The gender pay gap has shown up in seemingly every job there is. Tech workers. Scientists. Even male nurses make more than their female peers.
But in one occupation — one at the very tiptop of Corporate America — the median woman has consistently earned more than the median man. It’s the corner office of the country’s largest public companies: chief executives of S&P 500 corporations.
A new analysis of the largest public U.S. companies by the Associated Press and Equilar, the executive pay and corporate governance research firm, found that the median female CEO made $13.1 million in 2016, compared with $11.4 million for the median male CEO.
“I don’t think there’s any one definitive reason we can say this is happening,” Dan Marcec, Equilar’s director of content, said. “It could just be a matter that these individuals happen to be running some of the more well-performing companies, and that’s reflected in their compensation.”
Whatever the reason, it’s been happening repeatedly — and for a while. Eric Hoffmann, vice president of information services for Farient Advisors, an executive compensation consulting firm, ran the data himself using a slightly different sample: S&P 500 companies in which the CEO was in the job for the full fiscal year. He found that in nine of the past 10 years, the median female CEO earned a bigger package than her male peer. “We’re getting some real consistency here,” he said.
Among the 25 highest paid CEOs in 2016, according to the AP/Equilar study, five of them were women, an over-representation when women make up less than 6 percent of all CEOs in the S&P 500, according to the nonprofit group Catalyst. (The AP/Equilar study looked at the 346 CEOs in the S&P 500 that have been in the job for at least two fiscal years and who filed their 2017 proxy statements by May 1. Twenty-one of them are women, and 325 are men.)
The highest paid female CEO, IBM’s Virginia Rometty, was paid $32.3 million last year, thanks in part to a stock-option award IBM valued at $12.1 million that was questioned by an influential proxy adviser and narrowly won shareholder approval. Yahoo’s Marissa Mayer came in second, with a package valued at $27.4 million last year, followed by PepsiCo’s Indra Nooyi, at $25.2 million.

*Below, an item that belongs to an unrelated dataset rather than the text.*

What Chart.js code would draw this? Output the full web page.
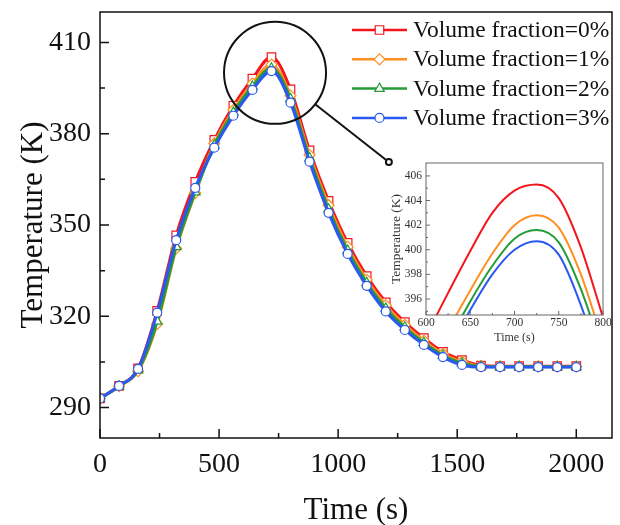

Two CEOs who have since left their jobs — Reynolds American’s Susan Cameron and Xerox’s Ursula Burns — fell at the median value for 2016, $13.1 million.
So why, at least at the median, have female CEOs consistently made more than men?
There are plenty of theories but not a clear explanation. One possibility might be sample size, because there are so many fewer women than men in the job. But because these analyses look at median pay, rather than averages, an outlier shouldn’t sway the figures substantially, Hoffmann says. The small numbers, however, could lead to more volatility from one year to the next in what female CEOs make.
Rather, he thinks the most likely explanation is company size, as there is a distinct correlation between annual revenue and executive pay, and many of these women run larger companies.
“If I were to have to hang my hat on why women CEOs make more than their male counterparts, I’m going to hang 90 percent of that on the size of the companies the women are running,” he said. Thirteen of the 21 women in the study are among the 250 largest companies by revenue, and just four were ranked between 401 and 500.
Some academics have studied the issue. Lisa Leslie, a professor at New York University, looked at the highest-paid executives in S&P 1500 companies and found what might be called a “diversity premium,” in which women at the top earn more than men in these top-paid positions at big companies. The reason, Leslie told the Harvard Business Review, is that companies that have adopted organizational diversity goals — something common at the largest companies — are more likely to pay extra for high-potential women.
Other researchers at George Washington University have tried to answer the question, again without a clear answer. Also writing in HBR, James Bailey and Margaret Ormiston suggested it could be a supply-and-demand issue, or perhaps a move by companies to hire women to help them improve their image, offering them more incentive pay along with it. “They’re suggesting, ‘We’ve done bad things in the past, and therefore by hiring a woman we should be forgiven and it helps makes up for what we’ve done,’” he said in an interview.
Another possibility, finally, has less to do with who’s running which company and more to do with the nature of executive compensation and how it’s disclosed. Since 2006, the Securities and Exchange Commission has required companies to detail a lot of information about how CEOs are paid, meaning women and men — and the boards of directors who hire them — have plenty of information to go on when it comes to negotiating their pay.
That could bolster the argument that more information and transparency would help close the gender pay gap for women well below the CEO rank, too. “You talk about workers in the general population, and if I’m a woman and I suspect I’m making a lot less than a corresponding male doing the same job, I can really only suspect that,” Hoffmann said. “But with executive pay, there’s so much transparency.”